Nazi guard, 101, jailed over 3,500 Holocaust murders
Five years for concentration camp horrors
A 101-yeAr-old former Nazi concentration camp guard was sentenced to jail yesterday for his part in 3,500 murders during the Holocaust.
Josef Schuetz, the oldest person ever tried for Nazi-era crimes, served at Sachsenhausen in Germany between 1942 and 1945.
He had pleaded total innocence, claiming he had worked as a farm hand during the war despite historical documents proving otherwise. At the close of this trial on Monday he had said: ‘I don’t know why I am here.’

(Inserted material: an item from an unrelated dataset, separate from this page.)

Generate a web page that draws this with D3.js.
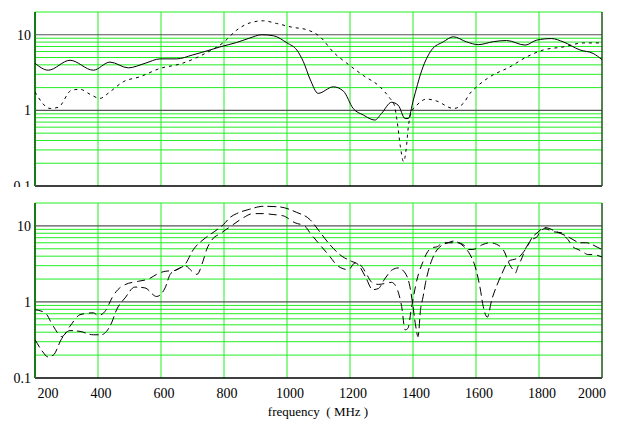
<html>
<head>
<script src="https://d3js.org/d3.v7.min.js"></script>
<style>
body{margin:0;background:#fff}
svg text{font-family:"Times New Roman","Liberation Serif","DejaVu Serif",serif}
</style>
</head>
<body>
<script>
// top panel, solid line
var freqA=[200,242,311,385,438,496,550,597,650,700,756,787,840,880,920,957,1000,1031,1052,1073,1099,1147,1179,1210,1242,1279,1300,1332,1353,1375,1385,1401,1428,1459,1496,1528,1570,1607,1655,1697,1756,1793,1840,1877,1930,1972,2000];
var valA=[4.2,3.4,4.6,3.4,4.35,3.65,4.2,4.8,4.8,5.4,6.3,6.9,7.9,9.0,10,9.7,7.8,6.3,4.4,2.6,1.68,2.05,1.8,1.06,0.87,0.745,0.91,1.28,1.17,0.78,0.78,1.37,3.4,6.3,8.05,9.4,8.05,7.4,8.1,8.4,7.3,8.5,8.9,8.05,6.3,5.66,4.7];
// top panel, dotted line
var freqB=[200,248,274,316,343,375,406,438,480,533,597,660,745,798,840,883,925,967,1020,1062,1105,1147,1190,1242,1295,1327,1340,1350,1360,1370,1378,1385,1395,1412,1443,1475,1528,1560,1581,1602,1644,1708,1761,1814,1877,1941,2000];
var valB=[1.75,1.06,1.1,1.85,1.9,1.63,1.44,1.76,2.39,2.78,3.59,4.1,5.8,7.9,11.5,14.4,15.3,14.1,12.5,11.7,9.4,5.9,4.2,2.9,2.05,1.44,1.2,0.7,0.33,0.21,0.3,0.6,0.95,1.17,1.41,1.33,1.06,1.24,1.68,2.05,2.78,3.77,5.1,6.3,6.9,7.8,7.8];
// bottom panel, first dashed line
var freqC=[200,232,258,285,311,343,385,401,422,448,463,486,528,560,591,613,645,676,700,714,733,745,761,790,829,860,892,924,956,987,1025,1057,1073,1099,1131,1163,1195,1216,1237,1253,1270,1290,1311,1332,1348,1364,1375,1384,1394,1402,1413,1422,1432,1444,1463,1476,1495,1540,1559,1575,1590,1622,1644,1676,1692,1702,1717,1725,1733,1746,1757,1765,1778,1794,1803,1819,1844,1873,1883,1892,1908,1924,1937,1956,1971,2000];
var valC=[0.79,0.72,0.48,0.35,0.48,0.68,0.72,0.66,0.75,1.2,1.45,1.69,1.87,2.0,2.36,2.53,2.6,3.0,2.5,2.3,3.4,4.9,6.5,8.0,10.4,12.7,14.5,14.5,14.1,13.6,11,9.9,8.1,6.0,4.2,2.94,2.66,3.26,2.94,2.3,1.8,1.7,1.75,1.81,1.53,0.87,0.43,0.45,0.78,1.2,2.0,2.66,3.4,4.4,5.2,5.3,6.0,6.0,5.7,4.9,4.9,5.7,6.0,5.4,4.4,3.4,2.66,2.4,2.9,3.8,5.0,5.7,6.6,7.2,8.4,9.2,8.4,8.1,7.2,6.6,5.3,4.9,4.6,4.2,4.2,3.9];
// bottom panel, second dashed line
var freqD=[200,225,240,258,285,311,343,385,410,427,443,459,486,517,549,586,613,629,645,676,703,740,771,798,820,840,880,925,975,1030,1073,1099,1131,1174,1205,1226,1250,1272,1290,1310,1335,1353,1375,1390,1398,1408,1416,1424,1432,1440,1448,1458,1470,1490,1511,1528,1560,1581,1597,1613,1623,1636,1650,1665,1681,1703,1733,1762,1778,1794,1819,1855,1873,1892,1908,1930,1950,1968,1987,2000];
var valD=[0.32,0.22,0.19,0.2,0.33,0.42,0.41,0.37,0.37,0.41,0.53,0.79,1.13,1.57,1.53,1.18,1.53,2.3,2.6,3.1,4.9,6.9,8.5,10.4,13.0,14.5,16.5,18.1,17.8,15.1,12.1,8.9,6.0,4.0,3.42,3.1,2.1,1.45,1.5,2.0,2.66,2.8,2.4,1.6,1.0,0.5,0.35,0.8,1.17,1.8,2.5,3.4,4.4,5.5,6.0,6.3,5.4,4.2,2.94,1.53,0.87,0.63,1.07,1.6,2.29,3.42,3.8,5.3,7.0,8.1,9.5,8.4,7.8,7.2,6.6,6.0,6.0,5.7,5.2,4.9];

var xTicks=[200,400,600,800,1000,1200,1400,1600,1800,2000];
var yTicks=[0.1,1,10];
var yLabels=["0.1","1","10"];
var minorY=[0.2,0.3,0.4,0.5,0.6,0.7,0.8,0.9,2,3,4,5,6,7,8,9,20];

var width=619,height=421;
var svg=d3.select("body").append("svg").attr("width",width).attr("height",height)
  .attr("font-size",14);

var x=d3.scaleLinear().domain([200,2000]).range([35,602]);

var panels=[
  {top:12,bottom:186,series:[[freqA,valA,null],[freqB,valB,"3,4"]]},
  {top:203,bottom:378,series:[[freqC,valC,"8,5"],[freqD,valD,"9,4"]]}
];

panels.forEach(function(p,pi){
  var y=d3.scaleLog().domain([0.1,20]).range([p.bottom,p.top]);
  var g=svg.append("g");
  var clipId="clip"+pi;
  svg.append("clipPath").attr("id",clipId).append("rect")
     .attr("x",35).attr("y",p.top).attr("width",567).attr("height",p.bottom-p.top);

  // green grid
  g.selectAll("line.minor").data(minorY).enter().append("line")
   .attr("x1",x(200)).attr("x2",x(2000))
   .attr("y1",function(d){return y(d)}).attr("y2",function(d){return y(d)})
   .attr("stroke","#22ee22").attr("stroke-width",1);
  g.selectAll("line.vert").data(xTicks.slice(1,-1)).enter().append("line")
   .attr("x1",function(d){return x(d)}).attr("x2",function(d){return x(d)})
   .attr("y1",p.top).attr("y2",p.bottom)
   .attr("stroke","#22ee22").attr("stroke-width",1);
  // decade lines
  g.selectAll("line.major").data([1,10]).enter().append("line")
   .attr("x1",x(200)).attr("x2",x(2000))
   .attr("y1",function(d){return y(d)}).attr("y2",function(d){return y(d)})
   .attr("stroke","#555").attr("stroke-width",1.2);
  // frame
  g.append("line").attr("x1",x(200)).attr("x2",x(2000)).attr("y1",p.bottom).attr("y2",p.bottom)
   .attr("stroke","#000").attr("stroke-width",1.5);
  g.append("line").attr("x1",x(200)).attr("x2",x(200)).attr("y1",p.top).attr("y2",p.bottom)
   .attr("stroke","#1a7a1a").attr("stroke-width",2);
  g.append("line").attr("x1",x(2000)).attr("x2",x(2000)).attr("y1",p.top).attr("y2",p.bottom)
   .attr("stroke","#1a5a1a").attr("stroke-width",1.5);

  // y labels
  var lab=g.append("g");
  if(pi===0){
    svg.append("clipPath").attr("id","labclip").append("rect")
       .attr("x",0).attr("y",0).attr("width",40).attr("height",187);
    lab.attr("clip-path","url(#labclip)");
  }
  lab.selectAll("text").data(yTicks).enter().append("text")
   .attr("x",31).attr("y",function(d){return y(d)}).attr("dy","0.35em")
   .attr("text-anchor","end")
   .text(function(d,i){return yLabels[i]});

  // curves
  var line=d3.line()
    .x(function(d){return x(d[0])})
    .y(function(d){return y(d[1])})
    .curve(d3.curveMonotoneX);
  p.series.forEach(function(s){
    var pts=s[0].map(function(f,i){return [f,s[1][i]]});
    var path=g.append("path").attr("d",line(pts))
      .attr("fill","none").attr("stroke","#000").attr("stroke-width",1)
      .attr("clip-path","url(#"+clipId+")");
    if(s[2]) path.attr("stroke-dasharray",s[2]);
  });
});

// x tick labels of bottom panel
svg.append("g").selectAll("text").data(xTicks).enter().append("text")
   .attr("x",function(d){
     if(d===200) return x(d)+13;
     if(d===2000) return x(d)-10;
     return x(d)+3;
   })
   .attr("y",398)
   .attr("text-anchor","middle")
   .text(function(d){return d});

svg.append("text").attr("x",318).attr("y",416).attr("text-anchor","middle")
   .attr("font-size",13)
   .text("frequency\u00a0\u00a0( MHz )");
</script>
</body>
</html>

But presiding judge Udo Lechtermann said yesterday he was convinced Schuetz had been at the camp and ‘supported’ the atrocities committed there.
‘You watched prisoners being tortured and killed before your eyes,’ Judge lechtermann said.
‘Anyone who tried to escape from the camp was shot. So every guard was actively involved in these murders.’
Lithuanian-born Schuetz was handed a five-year jail sentence for being an accessory to murder, but he is unlikely to serve it behind bars given his age.
His lawyer Stefan Waterkamp said he would appeal, meaning the sentence will not be enforced until next year at the earliest.
Schuetz was a low-ranking SS guard and started working at the camp in oranienburg, north of Berlin, when he was 21.
Some 20,000 out of 200,000 prisoners, including Jews and other enemies of the reich, perished there – from forced labour, murder, medical experiments, hunger or disease.
Schuetz showed no emotion as the court, in a converted sports hall near Berlin to accommodate his mobility and medical needs, read out his fate.
During the trial – postponed several times because of his health – he made several inconsistent statements about his past, complaining that his head was getting ‘mixed up’.
After the war, Schuetz spent time in a russian prison camp, then worked as a farmer and a locksmith in Germany.
German prosecutors are racing to bring the last surviving Nazi perpetrators to justice before they die.